The book is rather short and reads very well. There is no part of it that drags or ever makes you really wish to put it down. My complaints about it are small, but I’m willing to bet that’s due to my OCD. There are a handful of typos which aren’t necessarily Kluck’s fault at all. At one point he refers to a film as The Hostel when it is simply entitled Hostel. Like I said, my OCD kicked into high gear and those things bugged me, but they are still just minor complaints and observations.
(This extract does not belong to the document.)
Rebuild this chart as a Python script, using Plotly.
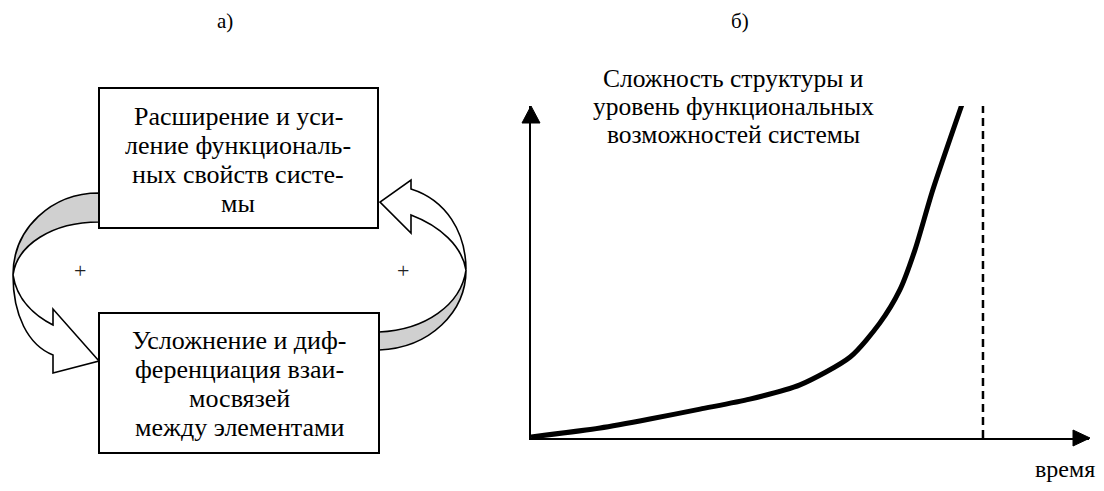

Never in my life have I wished to be a part of a football team so badly then while reading Paper Tiger. Sure I don’t know what it is like to put on the helmet, the pads, and stretch during warm-ups, but that doesn’t mean I can’t miss it. When you love something, you form a special bond with it even if you are never even close enough to touch it. I’m not talking about the love you have for your wife, children, or family. This is about an obsession. An obsession to be a part of every single aspect of something that you just can’t be without. That is how obsession with football has been for many years now and will be for a long time to come. Kluck simply got to take my obsession one step further and I will forever be envious of that.
The Inside Pulse
Paper Tiger is one of those books that isn’t very long and is really easy to read. That should encourage those who aren’t fond of reading usually but enjoy and love the sport of football. Seriously, if you’ve ever held a football in your hands and got a smile on your face as you aired it out to a friend or simply lobbed it to yourself, then this is a book you need to check out. Kluck captures the spirit of a sport that is going to be around for centuries to come and never needs to change. The only thing that may need a little tweaking is the actual people involved in it. It is exciting, depressing, heart-warming, funny, and touching all at the same time. I sincerely urge you to pick up a copy of your own because if you love football as much as I do, then you’ll quickly find yourself a fan of the Battle Creek Crunch.